According to December 2015 records from the Virginia Department of Environmental Quality — the most recent available — the Atlantic Waste Disposal landfill had an estimated 98 years of remaining capacity at the time. Solid waste permits do not expire in the state. The site's air permit expires in 2019, but renewal is said to be common. According to a spokesperson for New York's Department of Environmental Conservation, the High Acres landfill has about 15 months of remaining constructed capacity and 33 years of unconstructed capacity. The site's solid waste permit expires in July 2023.
DSNY confirmed that Waste Management is responsible for finding alternative disposal sites if the necessary renewals don't occur. In 2016, the company exported 1.2 million tons of waste for DSNY from three existing rail transfer stations in the city and they will eventually be handling an estimated 1.8 million tons once the new MTS contract is in full swing. Covanta has a contract to export waste from one MTS that is operational in Queens and another that is under construction in Manhattan.
A recent analysis by the city's Independent Budget Office estimates that this export system could cost up to $420 million per year by 2021 before eventually decreasing. This could change if the city can make significant progress toward its goal of "zero waste" by 2030, though the investment in multiple long-term contracts and a new MTS network indicates they still expect to be dealing with plenty of refuse by then.
Some have questioned whether the city might attempt to encourage the use of these facilities for commercial waste, possibly as part of a proposed franchise zone system, to help offset the volume reductions that would come from higher diversion rates.

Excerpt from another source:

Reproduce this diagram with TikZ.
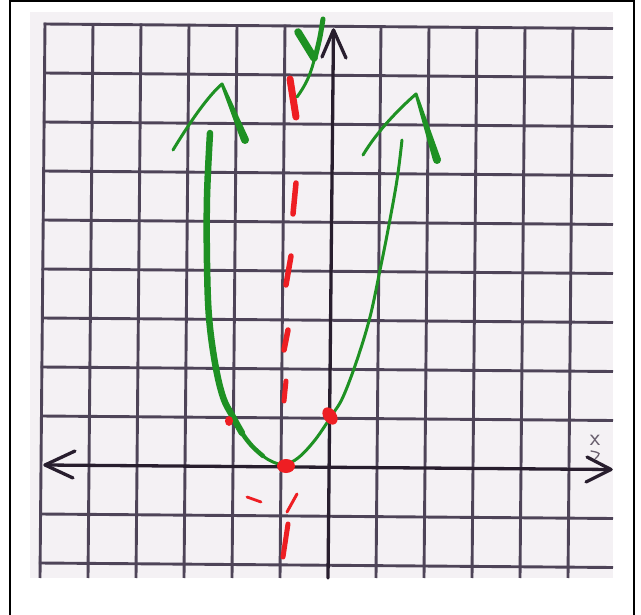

While the MTS facilities are permitted to handle commercial waste, they would still have to close during snowstorms because of DSNY's street cleaning duties and could have higher tip fees than private transfer stations. During an interview last month, Commissioner Kathryn Garcia told Waste Dive that DSNY plans to explore all of these questions but her first priority is getting the MTS network completed and fully operational.